Another potentially revolutionary aspect of NFTs is that they could upend the way digital media is distributed and monetized. Right now, most digital content is being monetized via platforms, be it ad-supported ones like Facebook or podcasts or subscription-based ones like Netflix. These platforms act as the middleman between content creators and consumers, and make a cut by the virtue of being the distributor. Although creators still own the copyright to their work, they relinquish part of their ownership to the platform owners and, in today’s meme culture, its consumers as soon as they upload it for distribution.
The rise of NFTs has renewed the chatter on developing a new media ownership model to make the space more creator-centric. With blockchain-powered smart contracts, a new disintermediated distributed model of media ownership would be possible and allow creators of the digital assets to directly profit from fully.
Exploring this new distributed model for how brand can monetize digital media points to the future of digital marketing. For example, the value of any particular TikTok video is not just measured against how many views they garner, but also how many copycat versions they inspiret. The more those meme’d versions pop up, the more popular and valuable the original version becomes.

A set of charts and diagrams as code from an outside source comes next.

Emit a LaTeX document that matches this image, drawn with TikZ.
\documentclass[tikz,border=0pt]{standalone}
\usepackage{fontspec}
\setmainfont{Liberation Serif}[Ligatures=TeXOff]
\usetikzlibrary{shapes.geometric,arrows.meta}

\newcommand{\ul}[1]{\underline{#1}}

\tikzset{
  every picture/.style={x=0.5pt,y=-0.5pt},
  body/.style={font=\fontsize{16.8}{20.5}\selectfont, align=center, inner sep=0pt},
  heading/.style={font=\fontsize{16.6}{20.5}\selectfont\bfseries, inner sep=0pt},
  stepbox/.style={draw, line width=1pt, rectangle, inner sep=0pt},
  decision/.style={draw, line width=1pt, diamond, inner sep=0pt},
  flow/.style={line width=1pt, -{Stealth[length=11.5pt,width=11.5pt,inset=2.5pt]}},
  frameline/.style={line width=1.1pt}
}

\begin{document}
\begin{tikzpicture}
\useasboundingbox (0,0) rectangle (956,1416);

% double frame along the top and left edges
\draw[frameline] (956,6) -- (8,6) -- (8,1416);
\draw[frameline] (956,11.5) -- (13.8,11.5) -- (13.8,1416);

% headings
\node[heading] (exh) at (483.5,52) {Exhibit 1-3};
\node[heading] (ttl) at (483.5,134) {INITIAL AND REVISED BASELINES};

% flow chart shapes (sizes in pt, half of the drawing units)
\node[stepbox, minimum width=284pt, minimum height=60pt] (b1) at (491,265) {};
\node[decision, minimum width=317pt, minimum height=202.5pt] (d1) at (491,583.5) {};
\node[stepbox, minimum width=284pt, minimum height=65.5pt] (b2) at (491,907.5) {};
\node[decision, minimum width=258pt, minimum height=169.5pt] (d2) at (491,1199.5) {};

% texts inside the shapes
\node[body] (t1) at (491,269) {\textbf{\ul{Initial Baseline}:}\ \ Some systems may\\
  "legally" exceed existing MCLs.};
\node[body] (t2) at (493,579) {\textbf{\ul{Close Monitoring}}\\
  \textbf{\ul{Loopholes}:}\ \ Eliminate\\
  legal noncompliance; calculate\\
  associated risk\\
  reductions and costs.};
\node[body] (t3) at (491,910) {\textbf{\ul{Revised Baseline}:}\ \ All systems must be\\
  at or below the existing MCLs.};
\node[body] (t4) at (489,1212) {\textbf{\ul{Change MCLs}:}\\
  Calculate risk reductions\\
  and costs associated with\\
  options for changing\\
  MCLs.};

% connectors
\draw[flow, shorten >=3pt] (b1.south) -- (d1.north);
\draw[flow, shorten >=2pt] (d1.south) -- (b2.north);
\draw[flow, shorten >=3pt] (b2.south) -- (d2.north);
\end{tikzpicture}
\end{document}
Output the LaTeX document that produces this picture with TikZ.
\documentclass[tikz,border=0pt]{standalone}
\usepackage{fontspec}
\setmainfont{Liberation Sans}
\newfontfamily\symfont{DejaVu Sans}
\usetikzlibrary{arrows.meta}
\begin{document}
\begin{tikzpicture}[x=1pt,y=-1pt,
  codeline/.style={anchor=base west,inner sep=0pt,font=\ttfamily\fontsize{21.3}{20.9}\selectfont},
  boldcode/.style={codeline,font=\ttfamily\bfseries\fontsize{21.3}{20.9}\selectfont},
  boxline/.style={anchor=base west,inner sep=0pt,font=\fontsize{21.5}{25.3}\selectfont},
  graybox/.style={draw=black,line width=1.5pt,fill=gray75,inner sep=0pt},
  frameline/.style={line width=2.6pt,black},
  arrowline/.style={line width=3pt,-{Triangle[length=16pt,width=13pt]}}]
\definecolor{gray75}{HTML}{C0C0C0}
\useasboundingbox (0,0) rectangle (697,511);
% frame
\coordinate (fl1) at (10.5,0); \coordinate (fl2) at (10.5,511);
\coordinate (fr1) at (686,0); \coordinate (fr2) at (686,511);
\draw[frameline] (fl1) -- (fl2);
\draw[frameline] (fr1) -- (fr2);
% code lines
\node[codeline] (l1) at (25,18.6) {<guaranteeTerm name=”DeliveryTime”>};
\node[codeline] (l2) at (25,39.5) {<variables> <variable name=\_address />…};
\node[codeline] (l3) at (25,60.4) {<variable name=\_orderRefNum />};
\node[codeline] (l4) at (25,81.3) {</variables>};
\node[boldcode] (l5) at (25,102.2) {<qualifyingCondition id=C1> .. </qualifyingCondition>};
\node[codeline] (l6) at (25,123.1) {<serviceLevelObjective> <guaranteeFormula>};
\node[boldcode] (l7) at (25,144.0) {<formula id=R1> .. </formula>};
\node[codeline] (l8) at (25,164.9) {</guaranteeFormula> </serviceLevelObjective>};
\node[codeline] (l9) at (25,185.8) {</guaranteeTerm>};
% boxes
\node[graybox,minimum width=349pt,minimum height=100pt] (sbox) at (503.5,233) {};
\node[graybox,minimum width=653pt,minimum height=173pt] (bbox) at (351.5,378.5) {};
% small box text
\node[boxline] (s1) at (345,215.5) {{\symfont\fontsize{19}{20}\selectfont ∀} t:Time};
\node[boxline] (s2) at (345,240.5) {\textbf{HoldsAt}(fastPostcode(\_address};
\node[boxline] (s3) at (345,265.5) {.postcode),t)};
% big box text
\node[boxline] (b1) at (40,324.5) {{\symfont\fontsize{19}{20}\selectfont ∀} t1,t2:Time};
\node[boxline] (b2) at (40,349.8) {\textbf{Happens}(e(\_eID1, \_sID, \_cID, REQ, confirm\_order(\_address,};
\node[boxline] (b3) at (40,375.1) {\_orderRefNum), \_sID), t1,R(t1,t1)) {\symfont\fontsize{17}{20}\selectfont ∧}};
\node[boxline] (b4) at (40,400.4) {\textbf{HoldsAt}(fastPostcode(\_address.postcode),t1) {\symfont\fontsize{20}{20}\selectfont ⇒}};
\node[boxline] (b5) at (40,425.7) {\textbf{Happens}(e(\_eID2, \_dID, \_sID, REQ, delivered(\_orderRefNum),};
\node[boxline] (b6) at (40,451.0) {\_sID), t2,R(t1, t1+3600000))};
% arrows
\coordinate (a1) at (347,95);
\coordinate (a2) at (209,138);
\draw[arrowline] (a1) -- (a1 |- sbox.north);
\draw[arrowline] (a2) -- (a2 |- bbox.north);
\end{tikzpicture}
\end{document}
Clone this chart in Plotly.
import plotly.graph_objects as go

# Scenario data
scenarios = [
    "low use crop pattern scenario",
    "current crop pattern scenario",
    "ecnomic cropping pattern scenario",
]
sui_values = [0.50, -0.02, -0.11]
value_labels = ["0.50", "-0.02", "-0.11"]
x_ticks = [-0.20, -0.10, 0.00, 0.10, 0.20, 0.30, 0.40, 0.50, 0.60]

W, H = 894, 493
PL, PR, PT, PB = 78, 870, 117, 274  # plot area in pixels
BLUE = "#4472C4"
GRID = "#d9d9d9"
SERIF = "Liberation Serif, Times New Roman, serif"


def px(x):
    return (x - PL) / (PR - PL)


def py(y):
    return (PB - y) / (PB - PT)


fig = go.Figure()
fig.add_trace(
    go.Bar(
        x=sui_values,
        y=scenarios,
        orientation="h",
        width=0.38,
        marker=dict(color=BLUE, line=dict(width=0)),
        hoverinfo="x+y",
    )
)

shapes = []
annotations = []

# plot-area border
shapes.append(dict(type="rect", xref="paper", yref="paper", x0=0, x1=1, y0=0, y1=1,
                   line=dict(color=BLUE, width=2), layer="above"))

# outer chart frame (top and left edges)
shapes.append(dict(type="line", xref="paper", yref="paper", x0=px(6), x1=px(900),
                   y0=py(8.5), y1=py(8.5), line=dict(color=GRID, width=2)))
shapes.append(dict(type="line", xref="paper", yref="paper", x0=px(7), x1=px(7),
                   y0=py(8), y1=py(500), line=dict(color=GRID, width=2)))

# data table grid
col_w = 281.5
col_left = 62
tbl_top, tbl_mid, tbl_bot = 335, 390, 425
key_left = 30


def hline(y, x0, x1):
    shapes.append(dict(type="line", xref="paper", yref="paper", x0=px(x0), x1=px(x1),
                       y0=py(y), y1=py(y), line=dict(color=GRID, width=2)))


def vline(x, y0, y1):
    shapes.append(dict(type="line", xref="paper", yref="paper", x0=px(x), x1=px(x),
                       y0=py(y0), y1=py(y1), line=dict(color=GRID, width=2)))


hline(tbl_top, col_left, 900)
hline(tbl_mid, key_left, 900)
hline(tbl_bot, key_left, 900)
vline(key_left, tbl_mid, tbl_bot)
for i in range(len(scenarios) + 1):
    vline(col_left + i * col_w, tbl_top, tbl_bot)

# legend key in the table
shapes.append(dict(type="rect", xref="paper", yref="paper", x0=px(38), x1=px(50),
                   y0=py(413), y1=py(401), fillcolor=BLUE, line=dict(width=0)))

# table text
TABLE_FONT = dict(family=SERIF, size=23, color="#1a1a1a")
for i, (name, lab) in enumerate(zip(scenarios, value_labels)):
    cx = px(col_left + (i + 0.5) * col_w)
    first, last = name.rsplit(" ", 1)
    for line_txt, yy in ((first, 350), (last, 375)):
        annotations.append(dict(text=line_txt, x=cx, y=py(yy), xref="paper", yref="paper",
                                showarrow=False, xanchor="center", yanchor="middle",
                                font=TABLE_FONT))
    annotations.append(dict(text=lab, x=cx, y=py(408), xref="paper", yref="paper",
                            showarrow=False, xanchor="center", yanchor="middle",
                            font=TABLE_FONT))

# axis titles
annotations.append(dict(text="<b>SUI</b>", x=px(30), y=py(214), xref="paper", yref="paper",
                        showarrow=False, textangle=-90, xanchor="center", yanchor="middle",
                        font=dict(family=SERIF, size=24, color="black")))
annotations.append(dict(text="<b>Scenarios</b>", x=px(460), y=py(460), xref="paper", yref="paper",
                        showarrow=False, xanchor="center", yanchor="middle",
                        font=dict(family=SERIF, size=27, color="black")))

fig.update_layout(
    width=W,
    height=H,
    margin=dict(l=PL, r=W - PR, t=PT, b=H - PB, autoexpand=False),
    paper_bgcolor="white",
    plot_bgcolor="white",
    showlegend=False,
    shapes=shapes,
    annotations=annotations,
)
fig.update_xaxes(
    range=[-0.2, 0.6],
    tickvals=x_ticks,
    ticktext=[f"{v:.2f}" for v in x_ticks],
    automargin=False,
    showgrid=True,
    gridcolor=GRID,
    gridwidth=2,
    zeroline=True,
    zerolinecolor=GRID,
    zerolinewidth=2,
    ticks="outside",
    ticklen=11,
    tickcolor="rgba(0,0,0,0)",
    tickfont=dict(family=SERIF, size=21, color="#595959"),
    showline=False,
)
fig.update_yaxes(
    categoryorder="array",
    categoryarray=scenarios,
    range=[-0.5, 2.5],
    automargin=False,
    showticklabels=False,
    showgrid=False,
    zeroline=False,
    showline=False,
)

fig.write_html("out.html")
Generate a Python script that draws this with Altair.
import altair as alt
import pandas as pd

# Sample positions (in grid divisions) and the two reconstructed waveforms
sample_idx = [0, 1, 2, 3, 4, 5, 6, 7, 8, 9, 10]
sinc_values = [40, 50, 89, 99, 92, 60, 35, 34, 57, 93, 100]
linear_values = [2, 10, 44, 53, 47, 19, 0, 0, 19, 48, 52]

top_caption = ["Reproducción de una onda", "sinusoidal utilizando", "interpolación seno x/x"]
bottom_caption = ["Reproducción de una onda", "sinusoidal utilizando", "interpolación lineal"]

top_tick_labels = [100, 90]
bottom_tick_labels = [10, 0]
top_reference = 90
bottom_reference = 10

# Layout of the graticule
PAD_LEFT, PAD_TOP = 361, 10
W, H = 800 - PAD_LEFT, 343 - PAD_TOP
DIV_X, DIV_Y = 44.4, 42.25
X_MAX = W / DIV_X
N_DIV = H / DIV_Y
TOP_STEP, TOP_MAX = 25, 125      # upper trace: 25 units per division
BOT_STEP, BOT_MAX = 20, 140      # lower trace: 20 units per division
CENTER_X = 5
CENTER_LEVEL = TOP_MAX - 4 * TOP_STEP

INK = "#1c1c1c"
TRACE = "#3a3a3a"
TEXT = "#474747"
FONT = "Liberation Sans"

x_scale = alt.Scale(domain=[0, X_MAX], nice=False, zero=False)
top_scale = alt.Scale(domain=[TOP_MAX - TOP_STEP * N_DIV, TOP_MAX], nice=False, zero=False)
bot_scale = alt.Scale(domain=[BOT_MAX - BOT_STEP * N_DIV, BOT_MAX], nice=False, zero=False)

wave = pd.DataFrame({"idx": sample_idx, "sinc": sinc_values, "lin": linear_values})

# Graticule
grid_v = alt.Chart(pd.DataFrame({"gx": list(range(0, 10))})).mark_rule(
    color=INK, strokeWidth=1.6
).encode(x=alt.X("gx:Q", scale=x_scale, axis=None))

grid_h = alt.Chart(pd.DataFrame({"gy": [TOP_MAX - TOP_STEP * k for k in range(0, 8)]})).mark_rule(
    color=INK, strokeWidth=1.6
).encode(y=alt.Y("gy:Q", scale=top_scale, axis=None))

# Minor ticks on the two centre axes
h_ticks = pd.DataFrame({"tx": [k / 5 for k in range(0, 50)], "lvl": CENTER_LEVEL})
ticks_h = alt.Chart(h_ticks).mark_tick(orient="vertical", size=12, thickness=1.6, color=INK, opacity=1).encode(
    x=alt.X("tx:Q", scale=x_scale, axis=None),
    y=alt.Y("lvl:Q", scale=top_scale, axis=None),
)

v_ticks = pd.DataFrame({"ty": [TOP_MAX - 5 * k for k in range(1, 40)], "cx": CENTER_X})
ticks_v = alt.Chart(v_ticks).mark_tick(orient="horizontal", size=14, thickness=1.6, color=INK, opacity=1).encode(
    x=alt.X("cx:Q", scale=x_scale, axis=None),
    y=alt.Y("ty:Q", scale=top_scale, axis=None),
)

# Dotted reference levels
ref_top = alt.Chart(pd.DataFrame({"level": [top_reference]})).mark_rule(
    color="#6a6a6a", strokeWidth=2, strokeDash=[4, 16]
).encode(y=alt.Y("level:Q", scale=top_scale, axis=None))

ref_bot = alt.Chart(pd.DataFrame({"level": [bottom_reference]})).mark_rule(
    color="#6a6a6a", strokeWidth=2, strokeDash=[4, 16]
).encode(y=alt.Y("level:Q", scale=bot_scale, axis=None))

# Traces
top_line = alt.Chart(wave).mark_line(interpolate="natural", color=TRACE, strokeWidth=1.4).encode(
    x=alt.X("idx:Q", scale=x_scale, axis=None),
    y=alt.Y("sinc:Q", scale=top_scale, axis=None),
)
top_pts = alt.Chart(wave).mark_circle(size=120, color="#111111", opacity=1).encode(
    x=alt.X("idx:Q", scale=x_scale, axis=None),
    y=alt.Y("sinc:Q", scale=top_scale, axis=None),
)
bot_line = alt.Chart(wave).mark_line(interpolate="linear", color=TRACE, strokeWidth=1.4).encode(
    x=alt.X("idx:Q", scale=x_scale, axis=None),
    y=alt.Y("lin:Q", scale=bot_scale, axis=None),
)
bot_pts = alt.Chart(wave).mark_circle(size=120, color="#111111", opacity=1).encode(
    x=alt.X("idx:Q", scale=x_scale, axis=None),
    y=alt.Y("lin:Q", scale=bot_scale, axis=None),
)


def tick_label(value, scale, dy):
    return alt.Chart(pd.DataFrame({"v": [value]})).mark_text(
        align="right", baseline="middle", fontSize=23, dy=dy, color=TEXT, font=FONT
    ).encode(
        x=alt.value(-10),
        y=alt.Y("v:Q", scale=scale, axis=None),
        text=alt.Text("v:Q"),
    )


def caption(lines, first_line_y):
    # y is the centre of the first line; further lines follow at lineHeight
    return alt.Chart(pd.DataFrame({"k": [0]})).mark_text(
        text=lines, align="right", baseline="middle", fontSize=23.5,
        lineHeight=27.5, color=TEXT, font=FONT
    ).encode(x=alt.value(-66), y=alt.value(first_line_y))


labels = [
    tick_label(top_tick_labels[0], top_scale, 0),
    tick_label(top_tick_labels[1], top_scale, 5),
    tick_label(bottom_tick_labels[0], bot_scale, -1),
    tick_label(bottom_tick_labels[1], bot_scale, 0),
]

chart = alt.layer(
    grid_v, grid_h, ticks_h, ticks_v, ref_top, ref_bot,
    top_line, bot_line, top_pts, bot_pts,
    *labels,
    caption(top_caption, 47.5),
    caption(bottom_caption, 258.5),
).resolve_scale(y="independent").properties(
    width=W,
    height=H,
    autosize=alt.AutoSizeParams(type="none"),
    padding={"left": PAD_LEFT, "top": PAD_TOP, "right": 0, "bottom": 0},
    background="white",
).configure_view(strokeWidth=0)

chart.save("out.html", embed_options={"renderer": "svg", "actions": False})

As NFTs continue to garner mainstream attention, I expect to see more brands jump in and start to experiment with releasing digital collectibles. For brands, this is an opportunity to generate additional revenues and engage with a core fan base by creating exclusive experiences. New business models will be tested for digital media creators, helping them bypass existing platforms and monetize directly from their audiences.